## Aim of the exercise
Restate, word for word, every line of the data.
________________________________________
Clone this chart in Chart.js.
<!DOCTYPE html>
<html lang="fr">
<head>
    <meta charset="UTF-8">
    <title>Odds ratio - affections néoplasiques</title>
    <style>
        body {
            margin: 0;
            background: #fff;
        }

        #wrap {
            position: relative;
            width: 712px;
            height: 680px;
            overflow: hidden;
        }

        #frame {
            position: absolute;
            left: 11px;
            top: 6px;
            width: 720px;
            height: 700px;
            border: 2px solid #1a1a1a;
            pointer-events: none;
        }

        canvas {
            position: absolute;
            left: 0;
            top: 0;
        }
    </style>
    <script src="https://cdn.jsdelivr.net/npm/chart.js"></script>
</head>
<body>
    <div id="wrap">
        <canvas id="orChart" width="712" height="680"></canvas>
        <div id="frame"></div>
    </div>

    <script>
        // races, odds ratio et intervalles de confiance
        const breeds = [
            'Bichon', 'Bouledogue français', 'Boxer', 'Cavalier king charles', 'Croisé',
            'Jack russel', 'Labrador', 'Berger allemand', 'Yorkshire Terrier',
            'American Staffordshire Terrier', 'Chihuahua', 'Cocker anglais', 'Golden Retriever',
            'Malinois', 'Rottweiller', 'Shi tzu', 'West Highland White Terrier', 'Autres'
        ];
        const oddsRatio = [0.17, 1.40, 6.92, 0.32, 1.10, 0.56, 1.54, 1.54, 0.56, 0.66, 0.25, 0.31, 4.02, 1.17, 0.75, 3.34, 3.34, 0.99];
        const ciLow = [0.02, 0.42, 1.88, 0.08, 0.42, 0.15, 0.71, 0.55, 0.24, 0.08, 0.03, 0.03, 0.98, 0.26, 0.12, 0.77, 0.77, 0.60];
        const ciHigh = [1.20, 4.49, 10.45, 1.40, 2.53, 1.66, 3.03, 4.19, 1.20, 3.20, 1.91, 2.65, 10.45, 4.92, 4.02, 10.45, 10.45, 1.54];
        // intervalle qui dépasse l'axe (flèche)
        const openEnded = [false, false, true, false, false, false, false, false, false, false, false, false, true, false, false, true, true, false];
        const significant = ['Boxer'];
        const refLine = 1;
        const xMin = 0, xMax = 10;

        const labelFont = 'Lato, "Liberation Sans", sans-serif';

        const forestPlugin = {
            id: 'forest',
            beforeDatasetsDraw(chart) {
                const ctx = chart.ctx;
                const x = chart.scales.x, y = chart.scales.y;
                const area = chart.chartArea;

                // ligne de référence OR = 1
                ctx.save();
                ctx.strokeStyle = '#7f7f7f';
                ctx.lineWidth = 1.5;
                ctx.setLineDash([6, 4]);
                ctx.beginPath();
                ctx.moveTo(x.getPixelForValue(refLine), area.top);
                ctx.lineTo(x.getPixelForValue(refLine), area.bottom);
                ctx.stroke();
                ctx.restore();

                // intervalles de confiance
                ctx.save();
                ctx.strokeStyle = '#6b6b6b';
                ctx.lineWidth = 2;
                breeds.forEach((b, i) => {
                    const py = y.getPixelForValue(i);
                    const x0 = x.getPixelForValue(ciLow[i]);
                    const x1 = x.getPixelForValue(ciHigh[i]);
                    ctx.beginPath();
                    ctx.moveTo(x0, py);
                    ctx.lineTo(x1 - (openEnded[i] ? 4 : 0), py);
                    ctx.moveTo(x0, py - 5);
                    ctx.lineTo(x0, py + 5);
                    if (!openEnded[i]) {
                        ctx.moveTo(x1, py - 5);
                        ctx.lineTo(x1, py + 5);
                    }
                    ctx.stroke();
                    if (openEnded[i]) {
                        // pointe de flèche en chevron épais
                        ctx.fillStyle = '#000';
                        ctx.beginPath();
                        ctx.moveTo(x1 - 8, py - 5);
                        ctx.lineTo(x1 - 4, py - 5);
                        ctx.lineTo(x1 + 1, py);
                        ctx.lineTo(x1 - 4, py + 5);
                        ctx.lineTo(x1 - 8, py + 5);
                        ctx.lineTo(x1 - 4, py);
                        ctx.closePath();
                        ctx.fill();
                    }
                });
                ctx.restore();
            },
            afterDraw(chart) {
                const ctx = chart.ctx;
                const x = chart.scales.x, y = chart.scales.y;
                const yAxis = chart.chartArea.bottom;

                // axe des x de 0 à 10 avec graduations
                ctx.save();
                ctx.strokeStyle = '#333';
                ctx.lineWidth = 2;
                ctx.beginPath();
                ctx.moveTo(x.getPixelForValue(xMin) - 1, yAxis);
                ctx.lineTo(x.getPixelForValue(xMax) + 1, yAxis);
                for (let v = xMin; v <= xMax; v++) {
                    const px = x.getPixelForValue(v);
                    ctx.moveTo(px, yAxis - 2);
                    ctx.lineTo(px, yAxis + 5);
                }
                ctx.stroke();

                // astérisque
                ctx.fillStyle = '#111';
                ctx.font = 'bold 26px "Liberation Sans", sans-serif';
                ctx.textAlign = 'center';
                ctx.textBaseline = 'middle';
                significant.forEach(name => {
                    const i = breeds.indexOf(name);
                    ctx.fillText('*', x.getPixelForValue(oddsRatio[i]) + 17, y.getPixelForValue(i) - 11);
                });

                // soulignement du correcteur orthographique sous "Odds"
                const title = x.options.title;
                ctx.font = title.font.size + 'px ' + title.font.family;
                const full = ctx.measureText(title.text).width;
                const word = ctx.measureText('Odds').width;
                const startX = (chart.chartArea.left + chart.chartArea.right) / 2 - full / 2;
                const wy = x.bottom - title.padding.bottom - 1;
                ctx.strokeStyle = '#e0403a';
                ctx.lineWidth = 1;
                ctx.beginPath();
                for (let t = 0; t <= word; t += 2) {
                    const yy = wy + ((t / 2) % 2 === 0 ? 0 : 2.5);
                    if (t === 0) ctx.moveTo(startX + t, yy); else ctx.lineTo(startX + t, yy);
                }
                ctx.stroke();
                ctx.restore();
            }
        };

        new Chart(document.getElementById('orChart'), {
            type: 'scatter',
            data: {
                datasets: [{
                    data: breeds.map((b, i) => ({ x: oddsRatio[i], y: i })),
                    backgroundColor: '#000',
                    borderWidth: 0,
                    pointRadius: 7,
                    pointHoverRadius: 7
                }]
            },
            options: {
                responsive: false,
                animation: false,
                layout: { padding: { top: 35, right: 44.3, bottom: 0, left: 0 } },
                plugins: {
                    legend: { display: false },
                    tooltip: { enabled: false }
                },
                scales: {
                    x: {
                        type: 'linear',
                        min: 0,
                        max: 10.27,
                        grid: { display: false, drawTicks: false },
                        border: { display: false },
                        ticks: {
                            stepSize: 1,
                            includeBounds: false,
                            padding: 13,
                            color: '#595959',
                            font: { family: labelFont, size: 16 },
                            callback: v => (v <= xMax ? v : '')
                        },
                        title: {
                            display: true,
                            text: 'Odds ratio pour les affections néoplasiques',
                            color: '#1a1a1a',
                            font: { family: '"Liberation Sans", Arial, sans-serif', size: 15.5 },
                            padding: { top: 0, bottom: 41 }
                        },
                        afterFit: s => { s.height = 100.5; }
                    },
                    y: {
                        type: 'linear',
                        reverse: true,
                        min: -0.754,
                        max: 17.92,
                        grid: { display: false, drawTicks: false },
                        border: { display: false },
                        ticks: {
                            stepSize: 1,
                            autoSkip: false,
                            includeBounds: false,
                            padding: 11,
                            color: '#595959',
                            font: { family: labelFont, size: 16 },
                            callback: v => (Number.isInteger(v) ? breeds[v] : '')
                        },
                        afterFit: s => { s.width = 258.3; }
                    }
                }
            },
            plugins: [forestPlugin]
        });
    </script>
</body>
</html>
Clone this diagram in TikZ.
________________________________________
## Task answer
Clone this chart in Chart.js.
<!DOCTYPE html>
<html lang="fr">
<head>
    <meta charset="UTF-8">
    <title>Odds ratio - affections néoplasiques</title>
    <style>
        body {
            margin: 0;
            background: #fff;
        }

        #wrap {
            position: relative;
            width: 712px;
            height: 680px;
            overflow: hidden;
        }

        #frame {
            position: absolute;
            left: 11px;
            top: 6px;
            width: 720px;
            height: 700px;
            border: 2px solid #1a1a1a;
            pointer-events: none;
        }

        canvas {
            position: absolute;
            left: 0;
            top: 0;
        }
    </style>
    <script src="https://cdn.jsdelivr.net/npm/chart.js"></script>
</head>
<body>
    <div id="wrap">
        <canvas id="orChart" width="712" height="680"></canvas>
        <div id="frame"></div>
    </div>

    <script>
        // races, odds ratio et intervalles de confiance
        const breeds = [
            'Bichon', 'Bouledogue français', 'Boxer', 'Cavalier king charles', 'Croisé',
            'Jack russel', 'Labrador', 'Berger allemand', 'Yorkshire Terrier',
            'American Staffordshire Terrier', 'Chihuahua', 'Cocker anglais', 'Golden Retriever',
            'Malinois', 'Rottweiller', 'Shi tzu', 'West Highland White Terrier', 'Autres'
        ];
        const oddsRatio = [0.17, 1.40, 6.92, 0.32, 1.10, 0.56, 1.54, 1.54, 0.56, 0.66, 0.25, 0.31, 4.02, 1.17, 0.75, 3.34, 3.34, 0.99];
        const ciLow = [0.02, 0.42, 1.88, 0.08, 0.42, 0.15, 0.71, 0.55, 0.24, 0.08, 0.03, 0.03, 0.98, 0.26, 0.12, 0.77, 0.77, 0.60];
        const ciHigh = [1.20, 4.49, 10.45, 1.40, 2.53, 1.66, 3.03, 4.19, 1.20, 3.20, 1.91, 2.65, 10.45, 4.92, 4.02, 10.45, 10.45, 1.54];
        // intervalle qui dépasse l'axe (flèche)
        const openEnded = [false, false, true, false, false, false, false, false, false, false, false, false, true, false, false, true, true, false];
        const significant = ['Boxer'];
        const refLine = 1;
        const xMin = 0, xMax = 10;

        const labelFont = 'Lato, "Liberation Sans", sans-serif';

        const forestPlugin = {
            id: 'forest',
            beforeDatasetsDraw(chart) {
                const ctx = chart.ctx;
                const x = chart.scales.x, y = chart.scales.y;
                const area = chart.chartArea;

                // ligne de référence OR = 1
                ctx.save();
                ctx.strokeStyle = '#7f7f7f';
                ctx.lineWidth = 1.5;
                ctx.setLineDash([6, 4]);
                ctx.beginPath();
                ctx.moveTo(x.getPixelForValue(refLine), area.top);
                ctx.lineTo(x.getPixelForValue(refLine), area.bottom);
                ctx.stroke();
                ctx.restore();

                // intervalles de confiance
                ctx.save();
                ctx.strokeStyle = '#6b6b6b';
                ctx.lineWidth = 2;
                breeds.forEach((b, i) => {
                    const py = y.getPixelForValue(i);
                    const x0 = x.getPixelForValue(ciLow[i]);
                    const x1 = x.getPixelForValue(ciHigh[i]);
                    ctx.beginPath();
                    ctx.moveTo(x0, py);
                    ctx.lineTo(x1 - (openEnded[i] ? 4 : 0), py);
                    ctx.moveTo(x0, py - 5);
                    ctx.lineTo(x0, py + 5);
                    if (!openEnded[i]) {
                        ctx.moveTo(x1, py - 5);
                        ctx.lineTo(x1, py + 5);
                    }
                    ctx.stroke();
                    if (openEnded[i]) {
                        // pointe de flèche en chevron épais
                        ctx.fillStyle = '#000';
                        ctx.beginPath();
                        ctx.moveTo(x1 - 8, py - 5);
                        ctx.lineTo(x1 - 4, py - 5);
                        ctx.lineTo(x1 + 1, py);
                        ctx.lineTo(x1 - 4, py + 5);
                        ctx.lineTo(x1 - 8, py + 5);
                        ctx.lineTo(x1 - 4, py);
                        ctx.closePath();
                        ctx.fill();
                    }
                });
                ctx.restore();
            },
            afterDraw(chart) {
                const ctx = chart.ctx;
                const x = chart.scales.x, y = chart.scales.y;
                const yAxis = chart.chartArea.bottom;

                // axe des x de 0 à 10 avec graduations
                ctx.save();
                ctx.strokeStyle = '#333';
                ctx.lineWidth = 2;
                ctx.beginPath();
                ctx.moveTo(x.getPixelForValue(xMin) - 1, yAxis);
                ctx.lineTo(x.getPixelForValue(xMax) + 1, yAxis);
                for (let v = xMin; v <= xMax; v++) {
                    const px = x.getPixelForValue(v);
                    ctx.moveTo(px, yAxis - 2);
                    ctx.lineTo(px, yAxis + 5);
                }
                ctx.stroke();

                // astérisque
                ctx.fillStyle = '#111';
                ctx.font = 'bold 26px "Liberation Sans", sans-serif';
                ctx.textAlign = 'center';
                ctx.textBaseline = 'middle';
                significant.forEach(name => {
                    const i = breeds.indexOf(name);
                    ctx.fillText('*', x.getPixelForValue(oddsRatio[i]) + 17, y.getPixelForValue(i) - 11);
                });

                // soulignement du correcteur orthographique sous "Odds"
                const title = x.options.title;
                ctx.font = title.font.size + 'px ' + title.font.family;
                const full = ctx.measureText(title.text).width;
                const word = ctx.measureText('Odds').width;
                const startX = (chart.chartArea.left + chart.chartArea.right) / 2 - full / 2;
                const wy = x.bottom - title.padding.bottom - 1;
                ctx.strokeStyle = '#e0403a';
                ctx.lineWidth = 1;
                ctx.beginPath();
                for (let t = 0; t <= word; t += 2) {
                    const yy = wy + ((t / 2) % 2 === 0 ? 0 : 2.5);
                    if (t === 0) ctx.moveTo(startX + t, yy); else ctx.lineTo(startX + t, yy);
                }
                ctx.stroke();
                ctx.restore();
            }
        };

        new Chart(document.getElementById('orChart'), {
            type: 'scatter',
            data: {
                datasets: [{
                    data: breeds.map((b, i) => ({ x: oddsRatio[i], y: i })),
                    backgroundColor: '#000',
                    borderWidth: 0,
                    pointRadius: 7,
                    pointHoverRadius: 7
                }]
            },
            options: {
                responsive: false,
                animation: false,
                layout: { padding: { top: 35, right: 44.3, bottom: 0, left: 0 } },
                plugins: {
                    legend: { display: false },
                    tooltip: { enabled: false }
                },
                scales: {
                    x: {
                        type: 'linear',
                        min: 0,
                        max: 10.27,
                        grid: { display: false, drawTicks: false },
                        border: { display: false },
                        ticks: {
                            stepSize: 1,
                            includeBounds: false,
                            padding: 13,
                            color: '#595959',
                            font: { family: labelFont, size: 16 },
                            callback: v => (v <= xMax ? v : '')
                        },
                        title: {
                            display: true,
                            text: 'Odds ratio pour les affections néoplasiques',
                            color: '#1a1a1a',
                            font: { family: '"Liberation Sans", Arial, sans-serif', size: 15.5 },
                            padding: { top: 0, bottom: 41 }
                        },
                        afterFit: s => { s.height = 100.5; }
                    },
                    y: {
                        type: 'linear',
                        reverse: true,
                        min: -0.754,
                        max: 17.92,
                        grid: { display: false, drawTicks: false },
                        border: { display: false },
                        ticks: {
                            stepSize: 1,
                            autoSkip: false,
                            includeBounds: false,
                            padding: 11,
                            color: '#595959',
                            font: { family: labelFont, size: 16 },
                            callback: v => (Number.isInteger(v) ? breeds[v] : '')
                        },
                        afterFit: s => { s.width = 258.3; }
                    }
                }
            },
            plugins: [forestPlugin]
        });
    </script>
</body>
</html>
Clone this diagram in TikZ.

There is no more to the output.